The exercise: Take every line where the string "this" appears and copy it.

Data section:

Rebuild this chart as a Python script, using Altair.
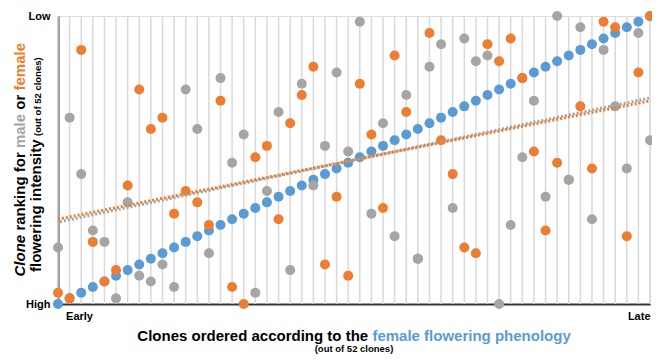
import altair as alt
import pandas as pd

# Clones ordered by female flowering phenology (x) and their rankings (y)
clones = [1, 2, 3, 4, 5, 6, 7, 8, 9, 10, 11, 12, 13, 14, 15, 16, 17, 18, 19, 20,
          21, 22, 23, 24, 25, 26, 27, 28, 29, 30, 31, 32, 33, 34, 35, 36, 37, 38, 39, 40,
          41, 42, 43, 44, 45, 46, 47, 48, 49, 50, 51, 52]
phenology_rank = [1, 2, 3, 4, 5, 6, 7, 8, 9, 10, 11, 12, 13, 14, 15, 16, 17, 18, 19, 20,
                  21, 22, 23, 24, 25, 26, 27, 28, 29, 30, 31, 32, 33, 34, 35, 36, 37, 38, 39, 40,
                  41, 42, 43, 44, 45, 46, 47, 48, 49, 50, 51, 52]
female_intensity = [3, 2, 46, 12, 5, 7, 22, 39, 32, 34, 17, 21, 19, 15, 37, 4, 1, 27, 29, 16,
                    33, 38, 43, 8, 20, 6, 40, 31, 18, 45, 35, 9, 49, 30, 24, 11, 10, 47, 44, 48,
                    41, 28, 14, 26, 23, 36, 25, 51, 50, 13, 42, 52]
male_intensity = [11, 34, 24, 14, 12, 2, 19, 6, 5, 8, 4, 39, 32, 10, 41, 26, 31, 3, 21, 35,
                  7, 40, 22, 29, 42, 28, 51, 17, 33, 13, 38, 9, 43, 47, 18, 48, 44, 45, 1, 15,
                  27, 37, 20, 52, 23, 50, 16, 46, 36, 25, 49, 30]

BLUE = "#5B9BD5"
ORANGE = "#ED7D31"
GRAY = "#A5A5A5"
FONT = "Liberation Sans"

rows = []
for c, p, f, m in zip(clones, phenology_rank, female_intensity, male_intensity):
    rows.append({"clone": c, "rank": p, "series": "phenology"})
    rows.append({"clone": c, "rank": f, "series": "female"})
    rows.append({"clone": c, "rank": m, "series": "male"})
df = pd.DataFrame(rows)
grid_df = pd.DataFrame({"clone": clones})
one = pd.DataFrame({"k": [0]})

x_enc = alt.X(
    "clone:Q",
    scale=alt.Scale(domain=[1, 52], nice=False, zero=False),
    axis=alt.Axis(values=[1.65, 52], labelExpr="datum.value < 26 ? 'Early' : 'Late'",
                  labelFlush=10, ticks=False, grid=False, title=None,
                  labelFontSize=11, labelFontWeight="bold", labelColor="#000000",
                  labelFont=FONT, labelPadding=6, domainColor="#333333", domainWidth=2),
)
y_enc = alt.Y(
    "rank:Q",
    scale=alt.Scale(domain=[1, 52], nice=False, zero=False),
    axis=alt.Axis(values=[1, 52], labelExpr="datum.value < 26 ? 'High' : 'Low'",
                  labelFlush=False, ticks=False, grid=False, title=None,
                  labelFontSize=11, labelFontWeight="bold", labelColor="#000000",
                  labelFont=FONT, labelPadding=8, domainColor="#333333", domainWidth=2),
)

grid = alt.Chart(grid_df).mark_rule(color="#D9D9D9", strokeWidth=1.5).encode(x=x_enc)

def pts(series, color):
    return alt.Chart(df).transform_filter(alt.datum.series == series).mark_circle(
        size=100, color=color, opacity=1).encode(x=x_enc, y=y_enc)

def trend(series, color, offset):
    return alt.Chart(df).transform_filter(alt.datum.series == series).transform_regression(
        "clone", "rank").mark_line(color=color, strokeWidth=3, strokeDash=[2, 2],
                                   strokeDashOffset=offset).encode(x=x_enc, y=y_enc)

def txt(s, x, y, size=15, color="#000000", angle=0, align="left", italic=False):
    kw = dict(text=s, fontSize=size, fontWeight="bold", font=FONT, color=color,
              align=align, baseline="alphabetic")
    if angle:
        kw["angle"] = angle
    if italic:
        kw["fontStyle"] = "italic"
    return alt.Chart(one).mark_text(**kw).encode(x=alt.value(x), y=alt.value(y))

texts = [
    # y-axis title, line 1
    txt("Clone", -33, 260.5, angle=270, italic=True),
    txt("ranking for", -33, 214.6, angle=270),
    txt("male", -33, 132.1, angle=270, color=GRAY),
    txt("or", -33, 93.7, angle=270),
    txt("female", -33, 74.5, angle=270, color=ORANGE),
    # y-axis title, line 2
    txt("flowering intensity", -17, 256, angle=270),
    txt("(out of 52 clones)", -17, 120, size=9.5, angle=270),
    # x-axis title
    txt("Clones ordered according to the", 79.3, 325),
    txt("female flowering phenology", 314.4, 325, color=BLUE),
    txt("(out of 52 clones)", 296, 335.5, size=9.5, align="center"),
]

chart = alt.layer(
    grid,
    pts("phenology", BLUE),
    pts("female", ORANGE),
    pts("male", GRAY),
    trend("male", GRAY, 2),
    trend("female", ORANGE, 0),
    *texts,
).properties(
    width=592, height=288,
    autosize=alt.AutoSizeParams(type="none"),
    padding={"left": 50, "top": 8, "right": 2, "bottom": 50},
).configure_view(stroke="#333333", strokeWidth=2).configure(font=FONT)

chart.save("out.html", embed_options={"renderer": "svg", "actions": False})
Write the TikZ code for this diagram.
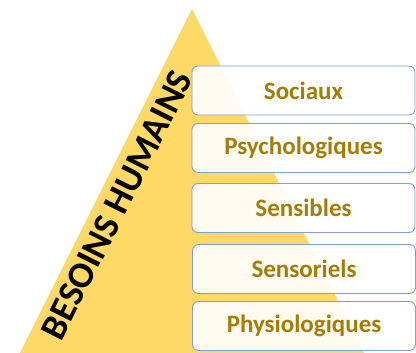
\documentclass[tikz,border=0pt]{standalone}
\usepackage{fontspec}
\setmainfont{Carlito}
\usepackage{xcolor}
\usepackage{tikz}
\usetikzlibrary{calc}
\definecolor{pyr}{HTML}{FFD966}
\definecolor{gold}{HTML}{A47C06}
\definecolor{rim}{HTML}{7F9FD6}
\tikzset{
  pyramid/.style={fill=pyr, draw=none},
  level/.style={draw=rim, line width=0.9pt, rounded corners=6pt, fill=white, fill opacity=0.9, text opacity=1,
    minimum width=223pt, minimum height=49pt, inner sep=0pt, text=gold, font=\bfseries\fontsize{25}{28}\selectfont},
  title/.style={text=black, font=\bfseries\fontsize{37}{40}\selectfont, rotate=63.4, inner sep=0pt},
}

\begin{document}
\begin{tikzpicture}[x=1pt,y=1pt]
  \useasboundingbox (0,0) rectangle (416,353);
  \coordinate (top) at (192,344);
  \coordinate (bl) at (20,0);
  \coordinate (br) at (364,0);
  \begin{scope}
    \clip (0,0) rectangle (416,353);
    \fill[pyramid] (bl) -- (top) -- (br) -- cycle;
  \end{scope}
  \node[title] (besoins) at (117,148) {BESOINS HUMAINS};
  \node[level] (soc) at (303.5,262.5) {Sociaux};
  \node[level] (psy) at (303.5,205) {Psychologiques};
  \node[level] (sbl) at (303.5,145) {Sensibles};
  \node[level] (sns) at (304,84) {Sensoriels};
  \node[level] (phy) at (304,27) {Physiologiques};
\end{tikzpicture}
\end{document}
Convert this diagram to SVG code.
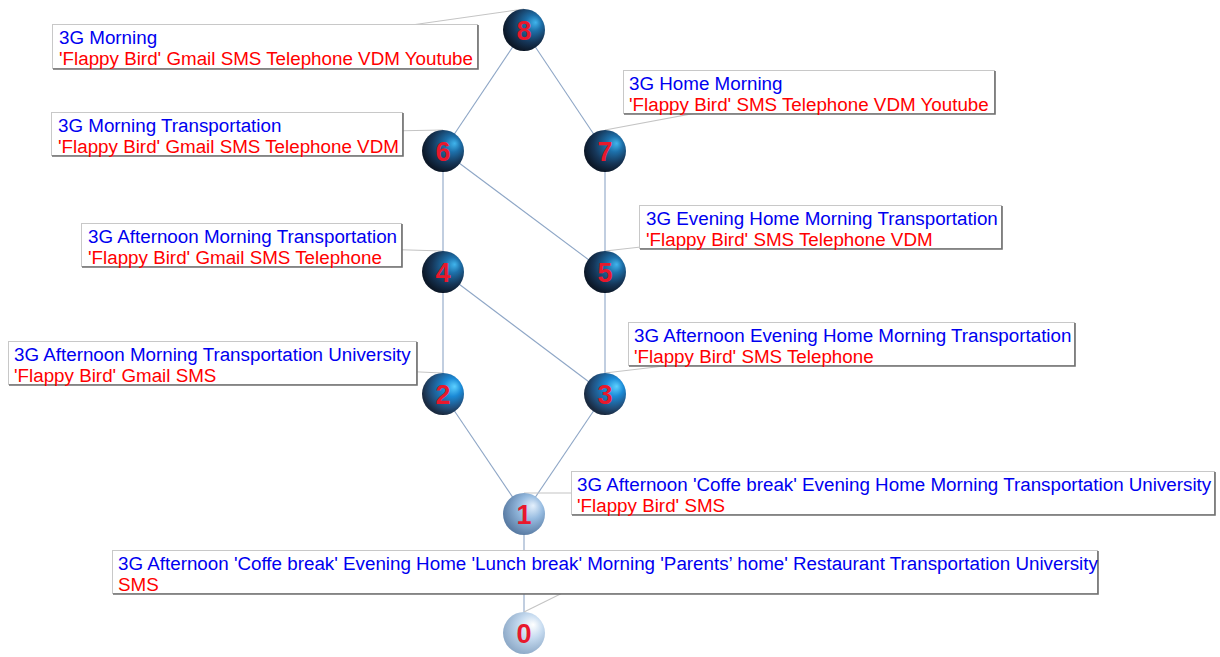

Correct result:
Rebuild this chart as a Python script, using Altair.
Write the TikZ code for this diagram.
Convert this diagram to SVG code.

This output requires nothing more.